Selection is the awful process of weeding the unhealthy (and therefore unnecessary) prisoners from the healthy (and therefore useful) prisoners. Everyone is nervous, but the veterans enjoy teasing Elie and the others about the horrors ahead of them. The SS takes roll call quickly and then feeds the prisoners their soup more quickly than usual. 

At about nine o'clock that evening, their block commander arrives to tell everyone what is about to happen; he tempers his remarks with the most compassion he can offer them:

"In a few moments, selection will take place. You will have to undress completely. Then you will go, one by one, before the SS doctors. I hope you will all pass. But you must try to increase your chances. Before you go into the next room, try to move your limbs, give yourself some color. Don't walk slowly, run! Run as if you had the devil at your heels! Don't look at the SS. Run, straight in front of you! " He paused and then added: "And most important, don't be afraid!"
That was a piece of advice we would have loved to be able to follow.

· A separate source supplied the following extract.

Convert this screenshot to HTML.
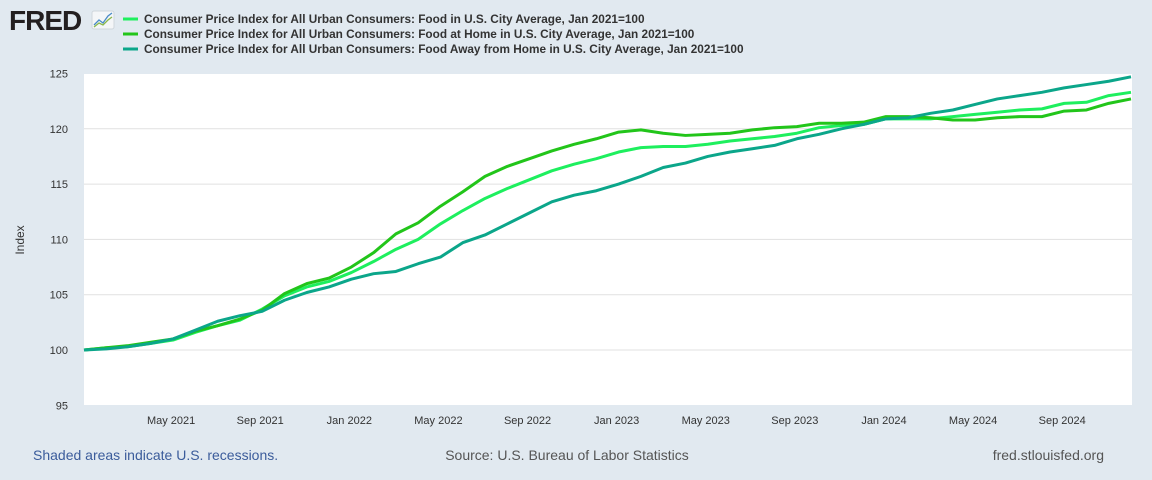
<!DOCTYPE html>
<html><head><meta charset="utf-8"><style>
body{margin:0;background:#e1e9f0;font-family:"Liberation Sans",sans-serif;}
#wrap{position:relative;width:1152px;height:480px;overflow:hidden;background:#e1e9f0;}
</style></head><body>
<div id="wrap">
<svg id="svg" width="1152" height="480" xmlns="http://www.w3.org/2000/svg">
  <g>
    <text x="9" y="30" font-family="Liberation Sans" font-weight="bold" font-size="28" fill="#231f20" letter-spacing="-1">FRED</text>
    <rect x="92" y="11" width="22" height="18" rx="2" fill="#f4f6f8" stroke="#cfd6dc"/>
    <polyline points="94,25 99,20 103,23 108,16 112,13" fill="none" stroke="#4a8bc7" stroke-width="1.3"/>
    <polyline points="94,27 99,23 103,25 108,20 112,17" fill="none" stroke="#8ab84a" stroke-width="1.3"/>
  </g>
  <g id="legend"></g>
  <rect x="84" y="74" width="1048" height="331" fill="#fff"/>
  <g id="grid"></g>
  <g id="lines"></g>
  <g id="xt"></g>
  <g id="yt"></g>
  <text transform="translate(24,240) rotate(-90)" text-anchor="middle" font-size="12" fill="#333">Index</text>
  <text x="33" y="460" font-size="14" fill="#3b5c9b">Shaded areas indicate U.S. recessions.</text>
  <text x="567" y="460" text-anchor="middle" font-size="14" fill="#555">Source: U.S. Bureau of Labor Statistics</text>
  <text x="1104" y="460" text-anchor="end" font-size="14" fill="#555">fred.stlouisfed.org</text>
</svg>
</div>
<script>
const foodValues=[100.0,100.2,100.3,100.6,100.9,101.6,102.2,102.7,103.7,104.9,105.7,106.2,107.0,108.0,109.1,110.0,111.4,112.6,113.7,114.6,115.4,116.2,116.8,117.3,117.9,118.3,118.4,118.4,118.6,118.9,119.1,119.3,119.6,120.1,120.3,120.4,120.9,120.9,120.9,121.1,121.3,121.5,121.7,121.8,122.3,122.4,123.0,123.3];
const homeValues=[100.0,100.2,100.4,100.7,101.0,101.7,102.2,102.8,103.6,105.1,106.0,106.5,107.5,108.8,110.5,111.5,113.0,114.3,115.7,116.6,117.3,118.0,118.6,119.1,119.7,119.9,119.6,119.4,119.5,119.6,119.9,120.1,120.2,120.5,120.5,120.6,121.1,121.1,121.0,120.8,120.8,121.0,121.1,121.1,121.6,121.7,122.3,122.7];
const awayValues=[100.0,100.1,100.3,100.6,101.0,101.8,102.6,103.1,103.5,104.5,105.2,105.7,106.4,106.9,107.1,107.8,108.4,109.7,110.4,111.4,112.4,113.4,114.0,114.4,115.0,115.7,116.5,116.9,117.5,117.9,118.2,118.5,119.1,119.5,120.0,120.4,120.9,121.0,121.4,121.7,122.2,122.7,123.0,123.3,123.7,124.0,124.3,124.7];
const yTicks=[95,100,105,110,115,120,125];
const xTickLabels=["May 2021","Sep 2021","Jan 2022","May 2022","Sep 2022","Jan 2023","May 2023","Sep 2023","Jan 2024","May 2024","Sep 2024"];
const xTickIdx=[4,8,12,16,20,24,28,32,36,40,44];
const seriesNames=["Consumer Price Index for All Urban Consumers: Food in U.S. City Average, Jan 2021=100","Consumer Price Index for All Urban Consumers: Food at Home in U.S. City Average, Jan 2021=100","Consumer Price Index for All Urban Consumers: Food Away from Home in U.S. City Average, Jan 2021=100"];
const NS="http://www.w3.org/2000/svg";
const X0=84,X1=1131,N=48;
function xs(i){return X0+i*(X1-X0)/(N-1);}
function ys(v){return 350-(v-100)*11.06;}
function mk(t,a,p){const e=document.createElementNS(NS,t);for(const k in a)e.setAttribute(k,a[k]);p.appendChild(e);return e;}
const grid=document.getElementById('grid'),yt=document.getElementById('yt'),xt=document.getElementById('xt');
yTicks.forEach(v=>{
  if(v>95&&v<125){const l=mk('line',{x1:X0,x2:1132,y1:ys(v),y2:ys(v),stroke:'#e1e1e1','stroke-width':1},grid);
  
  }
  const t=mk('text',{x:68,y:ys(v)+4,'text-anchor':'end','font-size':11,fill:'#333'},yt);t.textContent=v;
  
  
});
xTickIdx.forEach((ix,k)=>{
  const t=mk('text',{x:xs(ix)-2,y:424,'text-anchor':'middle','font-size':11,fill:'#333'},xt);t.textContent=xTickLabels[k];
  
  
});
const colors=['#1eef5e','#22c51a','#0ba68a'];
const all=[foodValues,homeValues,awayValues];
const names=['food-line','food-at-home-line','food-away-line'];
const lines=document.getElementById('lines');
all.forEach((vals,s)=>{
  const p=mk('polyline',{points:vals.map((v,i)=>xs(i)+','+ys(v)).join(' '),fill:'none',stroke:colors[s],'stroke-width':3,'stroke-linejoin':'round'},lines);
  
  
});
const lg=document.getElementById('legend');
seriesNames.forEach((n,s)=>{
  const y=19+s*15;
  const g=mk('g',{},lg);
  
  
  mk('line',{x1:123,x2:138,y1:y,y2:y,stroke:colors[s],'stroke-width':3},g);
  const t=mk('text',{x:144,y:y+4,'font-size':11.8,'font-weight':'bold',fill:'#333'},g);t.textContent=n;
});
</script>
</body></html>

Elie says it feels as if they are preparing for the Last Judgment as they stand naked in rows next to their bunks. The infamous Dr. Mengele arrives with a list of the prisoners' numbers and nods, ready to begin the selection. 

The first men to parade by Mengele are the foremen and others who have not been as deprived as the prisoners, and the doctor only writes down one or two numbers. Then the other prisoners walk past, and Elie just wants to get past without having his number written down or his left arm seen; if Mengele cannot see his number, Elie knows he cannot be selected.

My head was spinning: you are too skinny...you are too weak...you are too skinny, you are good for the ovens.... The race seemed endless; I felt as though I had been running for years . You are too skinny, you are too weak.... At last I arrived. Exhausted.

Elie makes it past and his number is not written down; neither was his father's. Some of the others cannot say the same.